If the market had something called an enema, Resolute would be it, DJ Carmichael resource analyst Terry Burns said.
CIBC World Market analyst John MacDonald recommends Resolute as a sell at its current market price.
“You can’t take everything the market says to heart,” Resolute’s chief operating officer Oscar Aamodt said.
“Of course you pay heed but if you were to listen to everything the market said you would sell up shop in no time.”
After spending $50 million on its Golden Pride operation in Tanzania, the mine has reached its first year of full production producing 225,000 ounces between July 1999 and June this year.
Performance has also picked up at Resolute’s Obotan operation in West Ghana, with production up to 30,000oz for the June quarter.
Aamodt said the company has paid off its debt at Obotan in June and would complete payment of US$33.5 million on the Golden Pride project in two and half years.
“This will free cash for other opportunities and perhaps exploration,” he said.
“In the last five years the company has spent a lot of money on exploration, but unfortunately with the drop in gold price we had to downsize operations and replace exploration capital to conserve resources in dismal market conditions.”
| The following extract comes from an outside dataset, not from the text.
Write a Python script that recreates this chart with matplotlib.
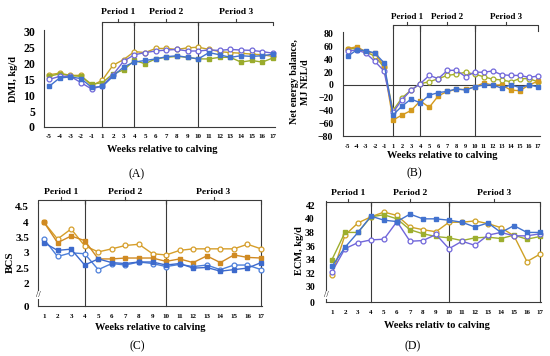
import matplotlib
matplotlib.use('Agg')
import matplotlib.pyplot as plt
import matplotlib.transforms as mtransforms

# x categories
weeks_ab = ['-5', '-4', '-3', '-2', '-1'] + [str(i) for i in range(1, 18)]
weeks_cd = [str(i) for i in range(1, 18)]

# (A) DMI, kg/d
dmi_s1 = [16.5, 17.0, 16.3, 16.3, 13.0, 14.8, 19.5, 21.3, 23.8, 23.5, 24.8, 24.8, 24.5, 25.0, 25.2, 24.5, 23.8, 23.5, 23.3, 23.0, 22.8, 22.3]
dmi_s2 = [16.0, 16.8, 16.2, 16.0, 13.5, 14.0, 16.8, 18.0, 21.0, 20.0, 21.5, 22.0, 22.3, 22.0, 21.5, 21.5, 22.0, 22.0, 20.5, 21.0, 20.5, 21.8]
dmi_s3 = [15.0, 16.0, 16.0, 14.0, 12.0, 13.0, 16.5, 20.8, 22.8, 23.5, 24.0, 24.3, 24.5, 24.0, 24.0, 24.3, 24.2, 24.5, 24.3, 24.2, 23.8, 23.3]
dmi_s4 = [12.8, 15.5, 15.8, 15.3, 12.5, 12.8, 16.0, 19.0, 20.5, 21.0, 21.5, 22.2, 22.5, 22.0, 21.5, 23.5, 22.8, 22.0, 22.5, 22.3, 22.5, 23.0]

# (B) Net energy balance, MJ NEL/d
neb_s1 = [57, 57, 52, 45, 28, -40, -20, -8, 2, 5, 10, 15, 17, 20, 17, 13, 9, 8, 5, 10, 10, 5]
neb_s2 = [57, 60, 52, 50, 30, -55, -47, -40, -25, -35, -17, -10, -7, -7, -3, 3, 0, 0, -8, -9, 0, 6]
neb_s3 = [53, 55, 50, 37, 22, -43, -23, -8, 2, 15, 10, 23, 23, 13, 20, 20, 22, 16, 15, 15, 12, 14]
neb_s4 = [45, 55, 54, 50, 35, -47, -33, -22, -28, -16, -12, -10, -6, -8, -3, 0, 0, -5, 0, -4, 0, -3]

# (C) BCS
bcs_s1 = [4.0, 3.45, 3.78, 3.23, 3.03, 3.13, 3.24, 3.28, 2.97, 2.93, 3.08, 3.13, 3.13, 3.13, 3.13, 3.28, 3.13]
bcs_s2 = [4.0, 3.33, 3.55, 3.4, 2.8, 2.8, 2.83, 2.83, 2.83, 2.72, 2.8, 2.68, 2.9, 2.68, 2.93, 2.85, 2.83]
bcs_s3 = [3.45, 2.88, 3.0, 2.97, 2.45, 2.65, 2.6, 2.7, 2.65, 2.55, 2.62, 2.55, 2.6, 2.45, 2.6, 2.6, 2.45]
bcs_s4 = [3.33, 3.08, 3.12, 2.6, 2.8, 2.68, 2.65, 2.7, 2.7, 2.6, 2.65, 2.5, 2.52, 2.4, 2.45, 2.5, 2.68]

# (D) ECM, kg/d
ecm_s1 = [31.8, 37.6, 39.4, 40.3, 41.0, 40.5, 38.8, 38.4, 38.1, 39.5, 39.5, 39.7, 39.3, 38.7, 37.5, 33.7, 34.8]
ecm_s2 = [34.0, 38.0, 38.0, 40.3, 40.6, 40.0, 38.4, 37.8, 37.4, 37.2, 36.8, 37.2, 37.3, 37.1, 37.6, 37.0, 37.4]
ecm_s3 = [32.2, 35.6, 36.5, 36.9, 37.0, 39.6, 36.7, 36.8, 37.7, 35.6, 36.7, 36.1, 37.6, 38.0, 37.5, 37.5, 37.8]
ecm_s4 = [33.0, 35.8, 38.0, 40.4, 39.8, 39.6, 40.7, 40.0, 40.0, 39.8, 39.5, 38.8, 39.4, 38.0, 39.0, 38.0, 38.0]

W, H = 550, 356
LINE = '#3a3a3a'
plt.rcParams['font.family'] = ['Liberation Serif', 'DejaVu Serif']
plt.rcParams['font.weight'] = 'bold'

fig = plt.figure(figsize=(W / 100, H / 100), dpi=100)


def add_ax(l, t, r, b):
    ax = fig.add_axes([l / W, 1 - b / H, (r - l) / W, (b - t) / H])
    for s in ['top', 'right']:
        ax.spines[s].set_visible(False)
    for s in ['left', 'bottom']:
        ax.spines[s].set_color(LINE)
        ax.spines[s].set_linewidth(0.8)
    return ax


def ftext(x, y, s, **kw):
    fig.text(x / W, 1 - y / H, s, **kw)


def draw_series(ax, series, colors, markers):
    x = range(len(series[0]))
    for ys, c, m in zip(series, colors, markers):
        if m == 'o':
            ax.plot(x, ys, color=c, lw=1.0, marker='o', ms=3.5, mfc='white', mec=c, mew=0.9, clip_on=False, zorder=3)
        else:
            ax.plot(x, ys, color=c, lw=1.0, marker='s', ms=3.0, mfc=c, mec=c, clip_on=False, zorder=3)


def periods(ax, t, b, bounds, y_br, y_lab, vlines, size, end_drop=3):
    fy = lambda p: (b - p) / (b - t)
    tr = mtransforms.blended_transform_factory(ax.transData, ax.transAxes)
    kw = dict(transform=tr, clip_on=False, color=LINE, lw=0.8)
    yb = fy(y_br)
    h = 3 / (b - t)
    for x in vlines:
        ax.plot([x, x], [0, yb], **kw)
    for i, (x0, x1) in enumerate(bounds):
        ax.plot([x0, x0, x1, x1], [yb - h, yb, yb, yb - end_drop / (b - t)], **kw)
        xm = (x0 + x1) / 2
        ax.plot([xm, xm], [yb, yb + h], **kw)
        ax.text(xm, fy(y_lab), 'Period %d' % (i + 1), transform=tr, ha='center', va='center',
                fontsize=size, fontweight='bold')


markers = ['o', 's', 'o', 's']

# ---------- (A)
axA = add_ax(44, 30, 275, 127)
draw_series(axA, [dmi_s1, dmi_s2, dmi_s3, dmi_s4], ['#C8A228', '#9AAB2C', '#6E66D8', '#4272CF'], markers)
axA.set_xlim(-0.47, 21.19)
axA.set_ylim(0, 30.63)
axA.set_yticks(range(0, 31, 5))
axA.set_xticks(range(len(weeks_ab)))
axA.set_xticklabels(weeks_ab)
axA.tick_params(axis='y', length=0, pad=6.5, labelsize=8.5)
axA.tick_params(axis='x', length=0, pad=5, labelsize=5)
periods(axA, 30, 127, [(5, 8), (8, 14), (14, 21)], 22, 12.5, [5, 8, 14], 6.8)
ftext(162, 150, 'Weeks relative to calving', ha='center', va='center', fontsize=7.5, fontweight='bold')
ftext(14, 79, 'DMI, kg/d', ha='center', va='center', rotation=90, fontsize=7.5, fontweight='bold')
ftext(137, 174, '(A)', ha='center', va='center', fontsize=8.5, fontweight='normal')

# ---------- (B)
axB = add_ax(343, 32, 540, 136)
draw_series(axB, [neb_s1, neb_s2, neb_s3, neb_s4], ['#A5AE2A', '#D49A1E', '#7066DA', '#4272CF'], markers)
axB.axhline(0, color=LINE, lw=0.8, zorder=1)
axB.set_xlim(-0.52, 21.22)
axB.set_ylim(-80, 83.1)
axB.set_yticks(range(-80, 81, 20))
axB.set_xticks(range(len(weeks_ab)))
axB.set_xticklabels(weeks_ab)
axB.tick_params(axis='y', length=0, pad=7, labelsize=7)
axB.tick_params(axis='x', length=0, pad=6, labelsize=4.6)
periods(axB, 32, 136, [(5, 8), (8, 14), (14, 21)], 25, 17, [5, 8, 14], 6.5, end_drop=6)
ftext(442, 155, 'Weeks relative to calving', ha='center', va='center', fontsize=7.5, fontweight='bold')
ftext(300, 82, 'Net energy balance,\nMJ NEL/d', ha='center', va='center', rotation=90,
      fontsize=7.2, fontweight='bold', linespacing=1.15)
ftext(414, 173, '(B)', ha='center', va='center', fontsize=8.5, fontweight='normal')

# ---------- (C)
axC = add_ax(38, 203, 262, 306)
draw_series(axC, [bcs_s1, bcs_s2, bcs_s3, bcs_s4], ['#D69E2A', '#D08A22', '#4C7FDA', '#3D6ACC'], markers)
axC.set_xlim(-0.44, 16.07)
axC.set_ylim(1.26, 4.63)
axC.set_yticks([1.26, 2.0, 2.5, 3.0, 3.5, 4.0, 4.5])
axC.set_yticklabels(['0', '2', '2.5', '3', '3.5', '4', '4.5'])
axC.set_xticks(range(len(weeks_cd)))
axC.set_xticklabels(weeks_cd)
axC.tick_params(axis='y', length=0, pad=6.5, labelsize=8)
axC.tick_params(axis='x', length=0, pad=6, labelsize=5)
periods(axC, 203, 306, [(-0.44, 3), (3, 9), (9, 16)], 200, 192, [3, 9, 16], 6.8, end_drop=4)
axC.text(-0.44, 1.62, '//', ha='center', va='center', fontsize=6, fontweight='normal', clip_on=False,
         bbox=dict(fc='white', ec='none', pad=0.2))
ftext(150, 328, 'Weeks relative to calving', ha='center', va='center', fontsize=7.5, fontweight='bold')
ftext(10, 262, 'BCS', ha='center', va='center', rotation=90, fontsize=8, fontweight='bold')
ftext(137, 346, '(C)', ha='center', va='center', fontsize=8.5, fontweight='normal')

# ---------- (D)
axD = add_ax(326, 201, 541, 302)
draw_series(axD, [ecm_s1, ecm_s2, ecm_s3, ecm_s4], ['#CFA125', '#9DAE2E', '#7066DA', '#4272CF'], markers)
axD.set_xlim(-0.46, 16.08)
axD.set_ylim(27.75, 42.63)
axD.set_yticks([27.75] + list(range(30, 43, 2)))
axD.set_yticklabels(['0'] + [str(v) for v in range(30, 43, 2)])
axD.set_xticks(range(len(weeks_cd)))
axD.set_xticklabels(weeks_cd)
axD.tick_params(axis='y', length=0, pad=8, labelsize=7)
axD.tick_params(axis='x', length=0, pad=6, labelsize=5)
periods(axD, 201, 302, [(-0.46, 3), (3, 9), (9, 16)], 201.5, 193, [3, 9, 16], 6.8, end_drop=4)
axD.text(-0.46, 28.8, '//', ha='center', va='center', fontsize=6, fontweight='normal', clip_on=False,
         bbox=dict(fc='white', ec='none', pad=0.2))
ftext(437, 325, 'Weeks relativ to calving', ha='center', va='center', fontsize=7.5, fontweight='bold')
ftext(300, 251, 'ECM, kg/d', ha='center', va='center', rotation=90, fontsize=7.5, fontweight='bold')
ftext(413, 346, '(D)', ha='center', va='center', fontsize=8.5, fontweight='normal')

fig.savefig('out.png', dpi=100)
After writing off the company’s remaining 45% investment in Preston Resources’ Bulong laterite nickel operation in the March quarter, Aamodt said the company is now able to focus on clearer skies.
According to Burns, Resolute has been unkind to its shareholders.
“Resolute has made some disastrous decisions, if you take Bulong for instance.”
But Aamodt said the company had worked diligently to resurrect Resolute throughout its share price crisis.
“We believe we shouldn’t be crucified by analysts, but with improved performance perhaps the market view will change,” he said.